Records with drawing code:

══════════

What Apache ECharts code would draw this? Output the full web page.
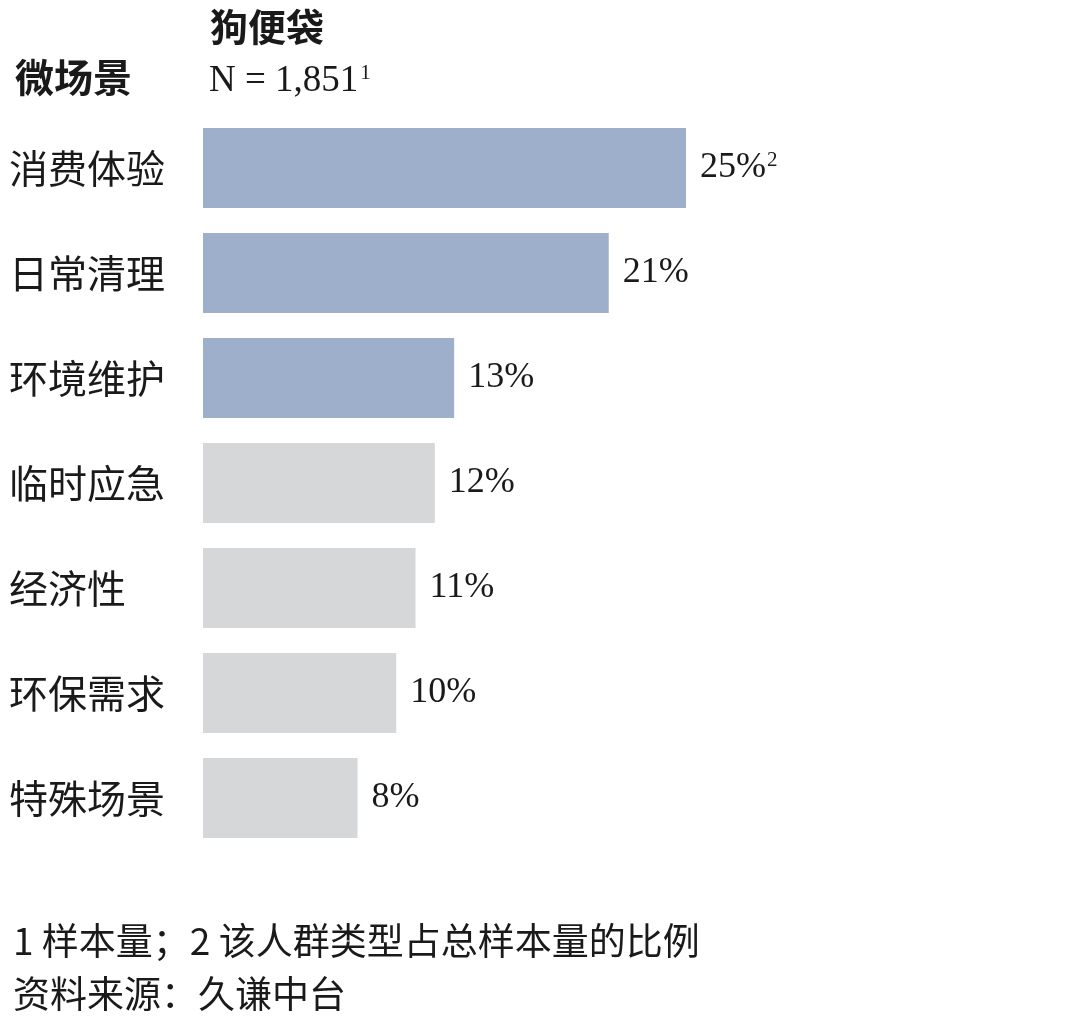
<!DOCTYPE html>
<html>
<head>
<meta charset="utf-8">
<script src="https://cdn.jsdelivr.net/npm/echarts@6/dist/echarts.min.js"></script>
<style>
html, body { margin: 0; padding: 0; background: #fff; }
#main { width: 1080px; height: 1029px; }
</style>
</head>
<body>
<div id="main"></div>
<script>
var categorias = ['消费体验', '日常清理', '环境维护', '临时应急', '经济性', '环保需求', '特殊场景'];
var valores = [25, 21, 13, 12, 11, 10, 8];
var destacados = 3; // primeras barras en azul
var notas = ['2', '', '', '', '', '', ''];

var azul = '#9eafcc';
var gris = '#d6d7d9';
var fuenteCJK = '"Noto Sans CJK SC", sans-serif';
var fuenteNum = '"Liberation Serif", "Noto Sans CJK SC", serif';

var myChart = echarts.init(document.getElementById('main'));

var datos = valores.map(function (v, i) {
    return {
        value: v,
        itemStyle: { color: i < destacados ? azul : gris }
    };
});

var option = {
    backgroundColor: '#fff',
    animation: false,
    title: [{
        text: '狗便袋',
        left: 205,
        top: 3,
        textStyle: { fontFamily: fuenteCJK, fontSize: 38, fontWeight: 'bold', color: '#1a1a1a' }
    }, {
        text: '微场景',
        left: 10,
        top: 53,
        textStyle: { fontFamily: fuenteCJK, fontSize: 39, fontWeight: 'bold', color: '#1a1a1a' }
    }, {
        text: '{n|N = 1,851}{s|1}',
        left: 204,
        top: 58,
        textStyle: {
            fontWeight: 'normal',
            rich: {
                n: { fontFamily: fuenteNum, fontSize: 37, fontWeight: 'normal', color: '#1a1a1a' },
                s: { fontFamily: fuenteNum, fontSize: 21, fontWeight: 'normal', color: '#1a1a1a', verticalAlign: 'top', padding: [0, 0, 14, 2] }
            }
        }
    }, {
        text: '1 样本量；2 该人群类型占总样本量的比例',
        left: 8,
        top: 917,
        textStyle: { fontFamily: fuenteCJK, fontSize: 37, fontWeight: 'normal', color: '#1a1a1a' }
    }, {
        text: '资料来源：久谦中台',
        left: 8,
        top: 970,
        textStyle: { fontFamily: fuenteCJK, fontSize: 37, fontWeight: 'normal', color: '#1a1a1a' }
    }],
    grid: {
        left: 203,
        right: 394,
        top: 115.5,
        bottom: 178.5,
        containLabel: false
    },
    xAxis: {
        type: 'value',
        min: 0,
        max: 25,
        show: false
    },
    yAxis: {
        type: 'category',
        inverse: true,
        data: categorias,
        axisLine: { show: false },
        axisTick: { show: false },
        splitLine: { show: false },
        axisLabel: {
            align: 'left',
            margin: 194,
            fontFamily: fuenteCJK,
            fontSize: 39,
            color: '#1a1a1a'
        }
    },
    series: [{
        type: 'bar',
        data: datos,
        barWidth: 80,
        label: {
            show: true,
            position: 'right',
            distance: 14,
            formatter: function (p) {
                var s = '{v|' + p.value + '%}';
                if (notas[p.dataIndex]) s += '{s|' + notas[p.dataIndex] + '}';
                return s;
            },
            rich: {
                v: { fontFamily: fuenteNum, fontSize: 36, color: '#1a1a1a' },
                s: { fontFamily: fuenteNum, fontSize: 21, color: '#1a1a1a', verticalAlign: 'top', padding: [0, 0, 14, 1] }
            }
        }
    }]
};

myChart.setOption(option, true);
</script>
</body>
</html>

══════════

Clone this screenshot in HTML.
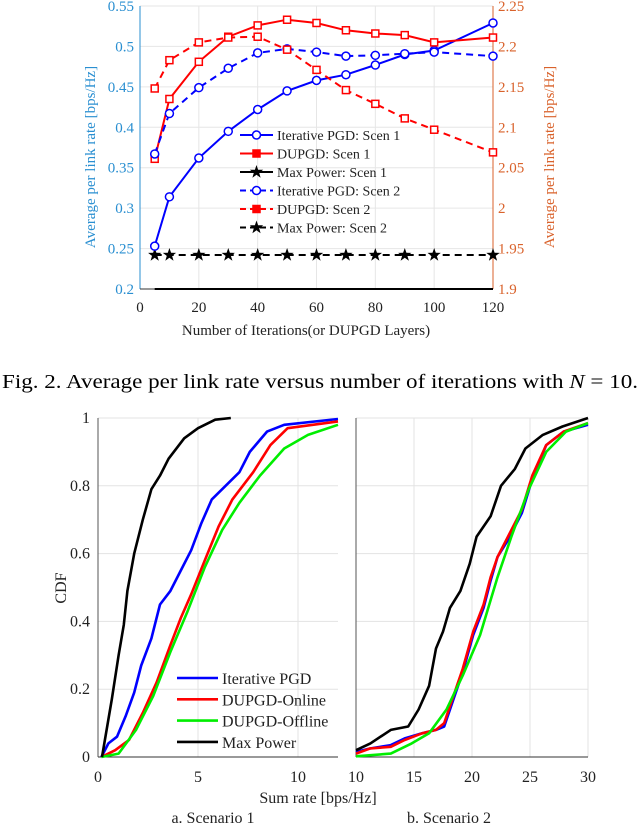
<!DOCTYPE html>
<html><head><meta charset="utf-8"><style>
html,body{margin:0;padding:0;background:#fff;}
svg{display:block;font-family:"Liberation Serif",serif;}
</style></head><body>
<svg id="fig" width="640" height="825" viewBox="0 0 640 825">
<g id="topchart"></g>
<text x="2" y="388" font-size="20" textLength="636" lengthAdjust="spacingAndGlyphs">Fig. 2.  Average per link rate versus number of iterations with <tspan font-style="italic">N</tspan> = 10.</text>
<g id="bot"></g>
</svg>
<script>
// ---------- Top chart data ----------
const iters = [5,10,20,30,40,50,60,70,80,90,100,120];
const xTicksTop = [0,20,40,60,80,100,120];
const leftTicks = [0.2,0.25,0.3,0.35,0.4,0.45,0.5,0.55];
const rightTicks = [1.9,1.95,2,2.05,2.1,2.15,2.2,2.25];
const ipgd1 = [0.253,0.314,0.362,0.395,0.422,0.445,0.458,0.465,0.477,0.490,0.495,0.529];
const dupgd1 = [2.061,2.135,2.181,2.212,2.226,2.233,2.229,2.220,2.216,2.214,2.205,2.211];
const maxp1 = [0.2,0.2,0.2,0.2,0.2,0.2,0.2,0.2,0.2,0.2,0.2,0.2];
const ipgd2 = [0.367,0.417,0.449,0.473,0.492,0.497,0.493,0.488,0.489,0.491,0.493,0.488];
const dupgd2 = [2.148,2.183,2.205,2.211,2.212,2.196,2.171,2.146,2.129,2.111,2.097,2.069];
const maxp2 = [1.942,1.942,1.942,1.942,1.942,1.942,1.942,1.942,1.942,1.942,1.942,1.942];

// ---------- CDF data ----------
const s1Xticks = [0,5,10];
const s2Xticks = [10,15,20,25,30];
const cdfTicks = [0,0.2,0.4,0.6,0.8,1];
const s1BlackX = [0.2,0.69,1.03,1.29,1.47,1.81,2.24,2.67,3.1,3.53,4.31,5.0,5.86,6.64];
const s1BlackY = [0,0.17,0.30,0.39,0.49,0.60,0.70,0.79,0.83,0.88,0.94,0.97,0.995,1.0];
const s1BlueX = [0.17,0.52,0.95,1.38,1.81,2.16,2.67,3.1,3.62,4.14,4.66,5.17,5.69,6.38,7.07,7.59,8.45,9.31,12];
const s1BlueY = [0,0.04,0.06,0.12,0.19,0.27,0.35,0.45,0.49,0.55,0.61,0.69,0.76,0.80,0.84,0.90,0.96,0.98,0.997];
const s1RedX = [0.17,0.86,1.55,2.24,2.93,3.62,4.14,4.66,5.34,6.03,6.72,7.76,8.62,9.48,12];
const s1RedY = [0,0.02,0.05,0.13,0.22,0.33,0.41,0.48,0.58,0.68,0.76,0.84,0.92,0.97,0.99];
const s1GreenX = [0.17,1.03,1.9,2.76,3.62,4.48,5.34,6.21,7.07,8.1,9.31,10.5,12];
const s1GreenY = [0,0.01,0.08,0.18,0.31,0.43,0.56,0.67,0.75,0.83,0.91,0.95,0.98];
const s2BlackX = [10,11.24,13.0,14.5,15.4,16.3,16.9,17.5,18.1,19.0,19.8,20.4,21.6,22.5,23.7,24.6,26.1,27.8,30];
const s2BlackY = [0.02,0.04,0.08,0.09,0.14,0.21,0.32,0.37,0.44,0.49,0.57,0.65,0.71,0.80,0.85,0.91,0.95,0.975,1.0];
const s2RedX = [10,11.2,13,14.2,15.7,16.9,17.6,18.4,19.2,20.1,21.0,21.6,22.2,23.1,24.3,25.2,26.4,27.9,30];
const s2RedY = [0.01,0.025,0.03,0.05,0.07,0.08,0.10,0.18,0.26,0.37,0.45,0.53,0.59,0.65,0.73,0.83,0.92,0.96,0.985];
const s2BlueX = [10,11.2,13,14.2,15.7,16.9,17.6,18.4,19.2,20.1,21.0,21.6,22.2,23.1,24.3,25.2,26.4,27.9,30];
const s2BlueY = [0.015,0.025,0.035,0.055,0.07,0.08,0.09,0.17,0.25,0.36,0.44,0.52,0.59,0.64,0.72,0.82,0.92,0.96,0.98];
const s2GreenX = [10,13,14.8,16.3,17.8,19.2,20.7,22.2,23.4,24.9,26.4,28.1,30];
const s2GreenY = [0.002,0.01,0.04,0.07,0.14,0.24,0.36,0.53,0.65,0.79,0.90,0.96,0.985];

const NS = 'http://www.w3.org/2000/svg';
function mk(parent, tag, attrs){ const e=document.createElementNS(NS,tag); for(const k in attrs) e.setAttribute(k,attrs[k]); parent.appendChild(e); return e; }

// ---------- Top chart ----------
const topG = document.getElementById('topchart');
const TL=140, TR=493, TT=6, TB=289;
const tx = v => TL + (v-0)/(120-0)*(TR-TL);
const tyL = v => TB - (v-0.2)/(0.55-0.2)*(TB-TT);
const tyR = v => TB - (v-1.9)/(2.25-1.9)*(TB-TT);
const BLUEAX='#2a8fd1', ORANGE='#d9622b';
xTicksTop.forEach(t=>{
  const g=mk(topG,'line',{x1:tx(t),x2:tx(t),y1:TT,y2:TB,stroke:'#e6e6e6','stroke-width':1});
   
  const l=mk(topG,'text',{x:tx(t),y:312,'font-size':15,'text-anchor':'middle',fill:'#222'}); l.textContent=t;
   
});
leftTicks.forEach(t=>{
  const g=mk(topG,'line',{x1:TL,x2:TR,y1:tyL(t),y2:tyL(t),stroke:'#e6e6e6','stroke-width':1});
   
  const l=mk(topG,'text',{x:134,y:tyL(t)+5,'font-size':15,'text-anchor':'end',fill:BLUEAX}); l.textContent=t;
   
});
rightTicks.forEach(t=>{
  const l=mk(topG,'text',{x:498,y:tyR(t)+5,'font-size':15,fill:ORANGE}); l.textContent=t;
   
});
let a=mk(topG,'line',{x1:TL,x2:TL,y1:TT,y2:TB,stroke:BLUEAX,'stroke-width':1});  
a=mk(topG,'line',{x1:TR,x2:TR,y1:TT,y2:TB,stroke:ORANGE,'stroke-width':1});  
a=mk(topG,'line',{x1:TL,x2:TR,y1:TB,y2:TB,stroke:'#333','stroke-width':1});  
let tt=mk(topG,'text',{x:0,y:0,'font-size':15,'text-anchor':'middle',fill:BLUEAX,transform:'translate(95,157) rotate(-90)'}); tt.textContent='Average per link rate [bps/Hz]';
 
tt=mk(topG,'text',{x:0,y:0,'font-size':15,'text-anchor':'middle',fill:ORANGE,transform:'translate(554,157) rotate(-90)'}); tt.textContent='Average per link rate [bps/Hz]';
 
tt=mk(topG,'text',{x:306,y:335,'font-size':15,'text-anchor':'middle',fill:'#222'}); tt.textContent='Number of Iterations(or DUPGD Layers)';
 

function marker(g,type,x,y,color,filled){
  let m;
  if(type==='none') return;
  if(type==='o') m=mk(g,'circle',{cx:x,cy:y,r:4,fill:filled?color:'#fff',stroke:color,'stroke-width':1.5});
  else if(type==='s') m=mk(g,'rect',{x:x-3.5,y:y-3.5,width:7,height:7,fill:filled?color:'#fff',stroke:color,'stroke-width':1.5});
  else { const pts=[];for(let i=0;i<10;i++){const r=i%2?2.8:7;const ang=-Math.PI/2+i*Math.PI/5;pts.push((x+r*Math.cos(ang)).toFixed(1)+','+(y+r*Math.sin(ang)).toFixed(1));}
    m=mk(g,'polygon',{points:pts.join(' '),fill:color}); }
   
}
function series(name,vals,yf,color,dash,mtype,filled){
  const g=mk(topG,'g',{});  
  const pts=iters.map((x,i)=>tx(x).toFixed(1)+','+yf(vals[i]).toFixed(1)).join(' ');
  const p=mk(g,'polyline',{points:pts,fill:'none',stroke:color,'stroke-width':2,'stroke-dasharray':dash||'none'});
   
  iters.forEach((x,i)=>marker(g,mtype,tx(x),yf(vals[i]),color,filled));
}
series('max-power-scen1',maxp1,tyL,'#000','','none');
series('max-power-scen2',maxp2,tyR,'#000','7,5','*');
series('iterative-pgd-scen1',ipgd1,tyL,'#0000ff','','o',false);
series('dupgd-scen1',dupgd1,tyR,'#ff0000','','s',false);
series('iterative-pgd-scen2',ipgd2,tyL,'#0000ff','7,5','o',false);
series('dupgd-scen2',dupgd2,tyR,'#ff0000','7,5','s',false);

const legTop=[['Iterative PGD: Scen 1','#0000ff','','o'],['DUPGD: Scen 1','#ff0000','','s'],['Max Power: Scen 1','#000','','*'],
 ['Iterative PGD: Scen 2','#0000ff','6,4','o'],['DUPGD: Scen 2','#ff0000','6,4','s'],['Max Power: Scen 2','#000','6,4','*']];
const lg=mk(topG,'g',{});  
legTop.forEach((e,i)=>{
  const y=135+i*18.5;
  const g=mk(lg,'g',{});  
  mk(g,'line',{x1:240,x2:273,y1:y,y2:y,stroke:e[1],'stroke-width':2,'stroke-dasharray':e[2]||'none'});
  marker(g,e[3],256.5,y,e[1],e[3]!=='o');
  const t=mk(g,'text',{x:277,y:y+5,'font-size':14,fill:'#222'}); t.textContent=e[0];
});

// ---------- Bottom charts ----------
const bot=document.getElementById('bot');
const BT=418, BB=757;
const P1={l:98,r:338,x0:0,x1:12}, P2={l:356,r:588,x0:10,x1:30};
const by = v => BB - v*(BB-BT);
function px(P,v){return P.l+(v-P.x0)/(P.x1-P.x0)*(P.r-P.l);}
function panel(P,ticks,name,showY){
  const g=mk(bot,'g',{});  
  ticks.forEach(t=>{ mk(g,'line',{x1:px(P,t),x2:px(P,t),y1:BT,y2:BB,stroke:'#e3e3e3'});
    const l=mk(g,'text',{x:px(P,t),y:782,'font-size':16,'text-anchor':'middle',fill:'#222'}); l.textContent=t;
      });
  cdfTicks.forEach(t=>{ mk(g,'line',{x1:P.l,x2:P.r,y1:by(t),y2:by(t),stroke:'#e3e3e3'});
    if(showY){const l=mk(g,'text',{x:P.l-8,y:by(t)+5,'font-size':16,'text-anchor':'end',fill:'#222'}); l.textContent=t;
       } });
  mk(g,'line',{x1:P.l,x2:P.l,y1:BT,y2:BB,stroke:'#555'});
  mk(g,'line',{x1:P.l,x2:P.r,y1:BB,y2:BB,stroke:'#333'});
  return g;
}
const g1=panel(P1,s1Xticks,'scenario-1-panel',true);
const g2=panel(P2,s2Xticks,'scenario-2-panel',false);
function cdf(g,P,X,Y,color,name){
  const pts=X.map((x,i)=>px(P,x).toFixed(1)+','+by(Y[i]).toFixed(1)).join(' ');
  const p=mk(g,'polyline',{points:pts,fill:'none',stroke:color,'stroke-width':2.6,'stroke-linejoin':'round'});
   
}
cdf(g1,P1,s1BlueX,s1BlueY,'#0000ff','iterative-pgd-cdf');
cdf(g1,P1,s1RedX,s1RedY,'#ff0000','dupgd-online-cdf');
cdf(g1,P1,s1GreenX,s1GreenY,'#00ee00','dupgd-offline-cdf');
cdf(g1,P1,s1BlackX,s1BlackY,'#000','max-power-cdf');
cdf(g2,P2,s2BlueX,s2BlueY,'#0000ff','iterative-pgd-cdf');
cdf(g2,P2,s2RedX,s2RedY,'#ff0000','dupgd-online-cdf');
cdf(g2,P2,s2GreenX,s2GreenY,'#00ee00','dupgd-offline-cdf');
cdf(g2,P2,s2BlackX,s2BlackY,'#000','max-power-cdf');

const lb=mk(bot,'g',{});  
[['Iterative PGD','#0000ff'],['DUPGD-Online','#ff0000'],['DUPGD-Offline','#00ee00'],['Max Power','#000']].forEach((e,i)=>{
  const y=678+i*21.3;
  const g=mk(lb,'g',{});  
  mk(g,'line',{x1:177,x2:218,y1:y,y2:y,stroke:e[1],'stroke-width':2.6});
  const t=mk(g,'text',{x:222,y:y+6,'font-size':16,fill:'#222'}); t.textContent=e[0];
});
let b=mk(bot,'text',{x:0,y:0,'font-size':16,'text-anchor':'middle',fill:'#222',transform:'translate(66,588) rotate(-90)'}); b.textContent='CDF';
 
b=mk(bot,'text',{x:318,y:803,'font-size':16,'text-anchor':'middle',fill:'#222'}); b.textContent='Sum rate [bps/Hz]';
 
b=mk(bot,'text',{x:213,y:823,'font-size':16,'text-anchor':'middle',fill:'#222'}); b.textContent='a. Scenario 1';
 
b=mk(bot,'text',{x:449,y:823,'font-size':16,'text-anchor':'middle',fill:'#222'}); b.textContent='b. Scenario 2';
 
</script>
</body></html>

══════════

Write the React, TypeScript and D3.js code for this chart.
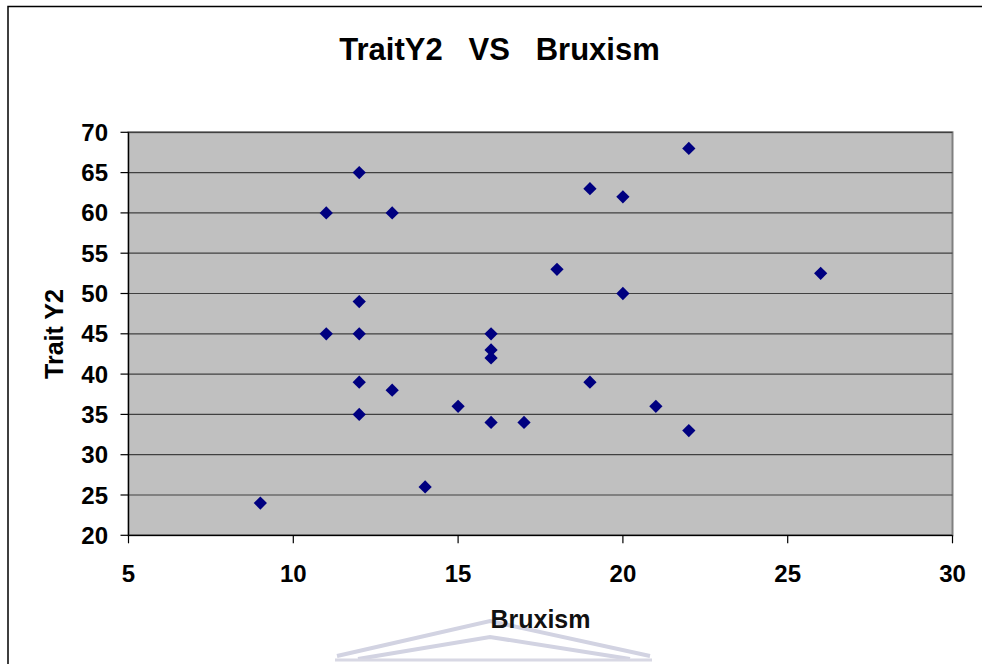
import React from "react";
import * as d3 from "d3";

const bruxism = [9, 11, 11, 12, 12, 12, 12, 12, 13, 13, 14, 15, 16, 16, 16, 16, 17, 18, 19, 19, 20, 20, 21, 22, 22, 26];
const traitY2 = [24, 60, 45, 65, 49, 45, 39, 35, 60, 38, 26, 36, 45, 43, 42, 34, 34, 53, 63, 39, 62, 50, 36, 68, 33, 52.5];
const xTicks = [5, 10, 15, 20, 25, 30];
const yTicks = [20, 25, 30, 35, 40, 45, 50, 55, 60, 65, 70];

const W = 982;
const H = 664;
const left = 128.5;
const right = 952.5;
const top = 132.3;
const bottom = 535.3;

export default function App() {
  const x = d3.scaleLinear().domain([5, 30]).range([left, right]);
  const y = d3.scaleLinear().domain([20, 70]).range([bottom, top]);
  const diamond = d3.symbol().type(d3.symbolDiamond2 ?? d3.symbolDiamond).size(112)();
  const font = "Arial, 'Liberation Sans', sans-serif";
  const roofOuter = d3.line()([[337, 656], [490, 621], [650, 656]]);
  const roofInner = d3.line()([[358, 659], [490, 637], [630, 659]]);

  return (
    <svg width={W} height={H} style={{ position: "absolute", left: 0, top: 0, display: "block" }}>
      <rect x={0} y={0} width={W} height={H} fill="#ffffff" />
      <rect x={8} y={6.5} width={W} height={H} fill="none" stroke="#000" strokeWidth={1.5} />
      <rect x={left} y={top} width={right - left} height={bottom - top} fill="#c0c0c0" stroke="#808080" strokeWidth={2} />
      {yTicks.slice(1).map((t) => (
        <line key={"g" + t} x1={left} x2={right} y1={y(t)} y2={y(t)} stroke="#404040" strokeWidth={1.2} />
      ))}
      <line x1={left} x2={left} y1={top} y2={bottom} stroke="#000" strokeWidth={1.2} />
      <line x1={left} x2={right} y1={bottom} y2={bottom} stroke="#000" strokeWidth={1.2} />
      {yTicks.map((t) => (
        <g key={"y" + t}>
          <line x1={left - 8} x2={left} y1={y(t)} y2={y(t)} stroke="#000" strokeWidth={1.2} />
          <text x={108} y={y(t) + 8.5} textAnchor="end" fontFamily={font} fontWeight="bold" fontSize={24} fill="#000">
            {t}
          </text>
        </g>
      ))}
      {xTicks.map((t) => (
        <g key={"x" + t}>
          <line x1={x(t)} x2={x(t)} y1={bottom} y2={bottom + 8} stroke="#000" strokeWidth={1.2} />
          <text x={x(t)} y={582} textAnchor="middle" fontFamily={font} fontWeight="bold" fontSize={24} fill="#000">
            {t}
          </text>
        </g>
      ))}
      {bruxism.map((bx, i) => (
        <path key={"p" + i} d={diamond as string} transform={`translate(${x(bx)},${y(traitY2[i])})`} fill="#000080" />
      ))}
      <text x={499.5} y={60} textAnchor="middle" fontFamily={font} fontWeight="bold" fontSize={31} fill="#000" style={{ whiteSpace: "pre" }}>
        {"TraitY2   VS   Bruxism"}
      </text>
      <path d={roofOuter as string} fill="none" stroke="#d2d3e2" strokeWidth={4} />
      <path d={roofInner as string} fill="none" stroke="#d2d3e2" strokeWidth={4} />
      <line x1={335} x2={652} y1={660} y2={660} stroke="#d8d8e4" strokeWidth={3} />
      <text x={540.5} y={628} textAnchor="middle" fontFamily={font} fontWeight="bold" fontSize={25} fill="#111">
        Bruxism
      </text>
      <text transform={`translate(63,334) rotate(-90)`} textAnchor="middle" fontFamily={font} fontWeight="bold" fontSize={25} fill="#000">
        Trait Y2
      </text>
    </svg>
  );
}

══════════

Keep the images out of the copy. Repeat word for word only the lines from the one containing "What Apache ECharts" through the one containing "var myChart = echarts.init(document.getElementById('main'));", both ends included.

What Apache ECharts code would draw this? Output the full web page.
<!DOCTYPE html>
<html>
<head>
<meta charset="utf-8">
<script src="https://cdn.jsdelivr.net/npm/echarts@6/dist/echarts.min.js"></script>
<style>
html, body { margin: 0; padding: 0; background: #fff; }
#main { width: 1080px; height: 1029px; }
</style>
</head>
<body>
<div id="main"></div>
<script>
var categorias = ['消费体验', '日常清理', '环境维护', '临时应急', '经济性', '环保需求', '特殊场景'];
var valores = [25, 21, 13, 12, 11, 10, 8];
var destacados = 3; // primeras barras en azul
var notas = ['2', '', '', '', '', '', ''];

var azul = '#9eafcc';
var gris = '#d6d7d9';
var fuenteCJK = '"Noto Sans CJK SC", sans-serif';
var fuenteNum = '"Liberation Serif", "Noto Sans CJK SC", serif';

var myChart = echarts.init(document.getElementById('main'));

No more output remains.